- Short exercise: Find the lines below that contain the string "with". Copy each one.
Start of Entries shown
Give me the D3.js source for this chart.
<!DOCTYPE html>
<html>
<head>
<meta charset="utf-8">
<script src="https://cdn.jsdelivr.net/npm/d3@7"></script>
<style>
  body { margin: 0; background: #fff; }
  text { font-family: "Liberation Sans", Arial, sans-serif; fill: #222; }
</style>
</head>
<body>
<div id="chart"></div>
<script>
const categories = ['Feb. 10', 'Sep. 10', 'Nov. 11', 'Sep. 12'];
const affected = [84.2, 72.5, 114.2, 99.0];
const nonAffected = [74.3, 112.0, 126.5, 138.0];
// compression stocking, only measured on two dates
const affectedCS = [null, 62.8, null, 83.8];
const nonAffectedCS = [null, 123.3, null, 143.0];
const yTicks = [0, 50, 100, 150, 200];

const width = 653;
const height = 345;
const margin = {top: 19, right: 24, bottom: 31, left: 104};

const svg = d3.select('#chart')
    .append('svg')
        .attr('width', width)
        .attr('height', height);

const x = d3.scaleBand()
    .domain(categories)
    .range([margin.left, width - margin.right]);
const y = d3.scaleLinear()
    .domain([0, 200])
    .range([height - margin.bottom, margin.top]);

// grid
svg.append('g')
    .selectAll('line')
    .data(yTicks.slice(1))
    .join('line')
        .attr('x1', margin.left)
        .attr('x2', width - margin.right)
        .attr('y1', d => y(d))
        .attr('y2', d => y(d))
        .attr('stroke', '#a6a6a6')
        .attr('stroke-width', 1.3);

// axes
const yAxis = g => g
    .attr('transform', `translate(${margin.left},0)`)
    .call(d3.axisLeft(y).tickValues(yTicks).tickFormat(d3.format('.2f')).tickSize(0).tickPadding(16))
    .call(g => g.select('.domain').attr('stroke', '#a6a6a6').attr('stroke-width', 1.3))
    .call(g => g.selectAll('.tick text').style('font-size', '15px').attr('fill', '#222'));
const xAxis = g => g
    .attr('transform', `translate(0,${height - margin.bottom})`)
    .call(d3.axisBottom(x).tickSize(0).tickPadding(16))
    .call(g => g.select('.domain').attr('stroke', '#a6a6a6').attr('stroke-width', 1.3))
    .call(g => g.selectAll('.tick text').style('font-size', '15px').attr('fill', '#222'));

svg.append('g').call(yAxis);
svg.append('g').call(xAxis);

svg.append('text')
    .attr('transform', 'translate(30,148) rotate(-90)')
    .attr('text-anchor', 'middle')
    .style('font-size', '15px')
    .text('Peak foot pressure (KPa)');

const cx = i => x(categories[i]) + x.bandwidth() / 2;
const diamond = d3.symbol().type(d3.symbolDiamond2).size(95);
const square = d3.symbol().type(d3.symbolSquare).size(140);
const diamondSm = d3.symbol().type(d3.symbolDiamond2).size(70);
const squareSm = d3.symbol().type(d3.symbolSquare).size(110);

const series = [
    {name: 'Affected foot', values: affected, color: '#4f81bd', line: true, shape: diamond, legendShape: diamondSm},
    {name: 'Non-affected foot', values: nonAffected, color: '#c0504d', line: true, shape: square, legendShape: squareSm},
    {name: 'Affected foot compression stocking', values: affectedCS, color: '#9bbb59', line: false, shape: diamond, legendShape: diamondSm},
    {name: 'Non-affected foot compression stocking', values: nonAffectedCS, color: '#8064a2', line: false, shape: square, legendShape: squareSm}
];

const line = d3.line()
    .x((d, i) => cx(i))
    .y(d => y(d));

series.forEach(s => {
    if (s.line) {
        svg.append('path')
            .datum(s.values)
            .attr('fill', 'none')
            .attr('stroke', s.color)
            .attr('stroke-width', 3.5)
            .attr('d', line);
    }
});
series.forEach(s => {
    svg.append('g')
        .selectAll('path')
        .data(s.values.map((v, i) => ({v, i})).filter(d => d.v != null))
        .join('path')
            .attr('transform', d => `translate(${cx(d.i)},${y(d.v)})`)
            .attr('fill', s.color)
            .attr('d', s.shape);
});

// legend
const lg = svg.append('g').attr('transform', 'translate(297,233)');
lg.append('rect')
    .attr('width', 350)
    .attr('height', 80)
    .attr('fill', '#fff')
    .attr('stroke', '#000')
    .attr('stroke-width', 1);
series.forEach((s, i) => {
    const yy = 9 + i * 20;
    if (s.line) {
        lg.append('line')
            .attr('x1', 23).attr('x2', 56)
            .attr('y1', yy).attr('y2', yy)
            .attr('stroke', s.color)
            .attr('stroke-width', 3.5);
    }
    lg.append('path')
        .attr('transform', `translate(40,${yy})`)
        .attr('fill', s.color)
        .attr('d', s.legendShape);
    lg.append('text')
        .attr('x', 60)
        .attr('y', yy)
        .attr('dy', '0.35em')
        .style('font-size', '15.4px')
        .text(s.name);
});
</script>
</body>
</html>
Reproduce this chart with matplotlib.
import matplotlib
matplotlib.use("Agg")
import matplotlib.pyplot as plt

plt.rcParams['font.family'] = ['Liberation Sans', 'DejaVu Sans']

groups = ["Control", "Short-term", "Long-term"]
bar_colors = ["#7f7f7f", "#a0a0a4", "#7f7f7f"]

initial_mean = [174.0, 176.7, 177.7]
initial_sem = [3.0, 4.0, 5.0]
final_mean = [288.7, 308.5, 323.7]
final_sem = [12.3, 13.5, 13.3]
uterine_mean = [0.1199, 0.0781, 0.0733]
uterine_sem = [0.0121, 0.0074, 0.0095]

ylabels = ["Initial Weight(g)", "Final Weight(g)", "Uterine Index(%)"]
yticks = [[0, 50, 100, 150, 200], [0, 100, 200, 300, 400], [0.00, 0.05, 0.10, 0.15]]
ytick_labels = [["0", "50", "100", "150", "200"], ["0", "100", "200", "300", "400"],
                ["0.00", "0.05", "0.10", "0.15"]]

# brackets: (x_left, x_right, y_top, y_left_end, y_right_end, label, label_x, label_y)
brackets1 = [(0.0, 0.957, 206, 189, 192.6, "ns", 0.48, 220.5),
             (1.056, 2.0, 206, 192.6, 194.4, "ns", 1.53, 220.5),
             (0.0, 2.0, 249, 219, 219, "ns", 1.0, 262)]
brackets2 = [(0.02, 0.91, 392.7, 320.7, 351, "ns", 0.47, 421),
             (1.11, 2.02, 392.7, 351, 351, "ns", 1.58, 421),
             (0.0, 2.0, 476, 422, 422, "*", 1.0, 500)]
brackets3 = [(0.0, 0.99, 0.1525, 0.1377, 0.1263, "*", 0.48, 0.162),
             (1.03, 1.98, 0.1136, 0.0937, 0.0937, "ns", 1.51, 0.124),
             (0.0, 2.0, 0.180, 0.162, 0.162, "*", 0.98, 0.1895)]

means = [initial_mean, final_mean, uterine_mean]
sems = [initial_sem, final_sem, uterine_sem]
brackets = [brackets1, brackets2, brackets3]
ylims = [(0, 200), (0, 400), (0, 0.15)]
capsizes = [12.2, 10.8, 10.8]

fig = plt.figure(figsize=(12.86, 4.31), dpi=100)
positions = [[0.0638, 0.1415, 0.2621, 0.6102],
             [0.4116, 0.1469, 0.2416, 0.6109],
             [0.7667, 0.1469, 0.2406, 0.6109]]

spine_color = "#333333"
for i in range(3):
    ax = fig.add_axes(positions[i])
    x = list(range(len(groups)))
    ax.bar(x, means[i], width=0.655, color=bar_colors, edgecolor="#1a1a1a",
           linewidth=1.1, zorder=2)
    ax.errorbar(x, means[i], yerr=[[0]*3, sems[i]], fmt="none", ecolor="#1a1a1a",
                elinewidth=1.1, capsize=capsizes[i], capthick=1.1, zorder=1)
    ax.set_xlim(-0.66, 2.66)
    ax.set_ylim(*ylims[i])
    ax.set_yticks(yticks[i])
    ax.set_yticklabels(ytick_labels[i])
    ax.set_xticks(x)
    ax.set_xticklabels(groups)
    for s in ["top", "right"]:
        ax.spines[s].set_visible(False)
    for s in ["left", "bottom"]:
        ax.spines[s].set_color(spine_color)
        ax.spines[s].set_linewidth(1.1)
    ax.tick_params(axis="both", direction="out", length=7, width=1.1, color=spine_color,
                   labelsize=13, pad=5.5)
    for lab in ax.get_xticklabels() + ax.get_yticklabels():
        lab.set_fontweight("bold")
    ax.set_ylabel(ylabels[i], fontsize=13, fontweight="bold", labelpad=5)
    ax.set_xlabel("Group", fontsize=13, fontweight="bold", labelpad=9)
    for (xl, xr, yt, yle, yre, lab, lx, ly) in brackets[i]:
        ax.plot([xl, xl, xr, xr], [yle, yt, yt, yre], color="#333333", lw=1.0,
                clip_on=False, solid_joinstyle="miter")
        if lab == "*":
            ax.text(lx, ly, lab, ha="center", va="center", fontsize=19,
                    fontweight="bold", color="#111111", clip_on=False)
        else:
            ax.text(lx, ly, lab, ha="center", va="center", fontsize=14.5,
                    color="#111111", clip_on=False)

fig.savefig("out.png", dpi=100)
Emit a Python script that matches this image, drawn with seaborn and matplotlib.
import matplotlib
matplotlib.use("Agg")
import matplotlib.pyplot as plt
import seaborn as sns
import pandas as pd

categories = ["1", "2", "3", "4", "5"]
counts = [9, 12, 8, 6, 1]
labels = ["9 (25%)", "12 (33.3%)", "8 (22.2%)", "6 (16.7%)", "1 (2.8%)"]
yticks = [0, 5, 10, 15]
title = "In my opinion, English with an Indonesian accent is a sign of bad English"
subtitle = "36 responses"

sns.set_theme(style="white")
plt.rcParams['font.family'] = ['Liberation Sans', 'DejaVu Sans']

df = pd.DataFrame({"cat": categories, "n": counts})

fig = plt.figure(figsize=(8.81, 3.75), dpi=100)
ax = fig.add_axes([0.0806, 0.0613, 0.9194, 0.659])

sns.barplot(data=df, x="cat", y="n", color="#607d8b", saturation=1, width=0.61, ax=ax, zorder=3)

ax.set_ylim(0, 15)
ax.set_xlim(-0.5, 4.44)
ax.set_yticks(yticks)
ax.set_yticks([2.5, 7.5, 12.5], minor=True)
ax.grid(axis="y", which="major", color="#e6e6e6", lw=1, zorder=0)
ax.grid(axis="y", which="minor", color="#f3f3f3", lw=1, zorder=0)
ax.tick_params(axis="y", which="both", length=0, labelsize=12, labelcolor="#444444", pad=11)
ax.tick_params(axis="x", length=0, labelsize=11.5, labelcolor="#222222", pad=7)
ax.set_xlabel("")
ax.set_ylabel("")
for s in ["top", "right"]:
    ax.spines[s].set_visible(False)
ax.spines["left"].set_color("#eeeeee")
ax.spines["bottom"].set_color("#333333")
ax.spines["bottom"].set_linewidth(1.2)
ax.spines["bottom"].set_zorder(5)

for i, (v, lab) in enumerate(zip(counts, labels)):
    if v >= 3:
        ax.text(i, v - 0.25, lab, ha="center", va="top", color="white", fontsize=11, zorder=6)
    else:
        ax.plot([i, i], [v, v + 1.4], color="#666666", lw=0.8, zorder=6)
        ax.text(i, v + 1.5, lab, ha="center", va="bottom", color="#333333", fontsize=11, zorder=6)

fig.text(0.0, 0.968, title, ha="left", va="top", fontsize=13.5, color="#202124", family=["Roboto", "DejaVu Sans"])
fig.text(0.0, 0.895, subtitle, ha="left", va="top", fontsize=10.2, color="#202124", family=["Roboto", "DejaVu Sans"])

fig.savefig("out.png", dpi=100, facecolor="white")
End of Entries shown
- Solution for this task:
Reproduce this chart with matplotlib.
Emit a Python script that matches this image, drawn with seaborn and matplotlib.
title = "In my opinion, English with an Indonesian accent is a sign of bad English"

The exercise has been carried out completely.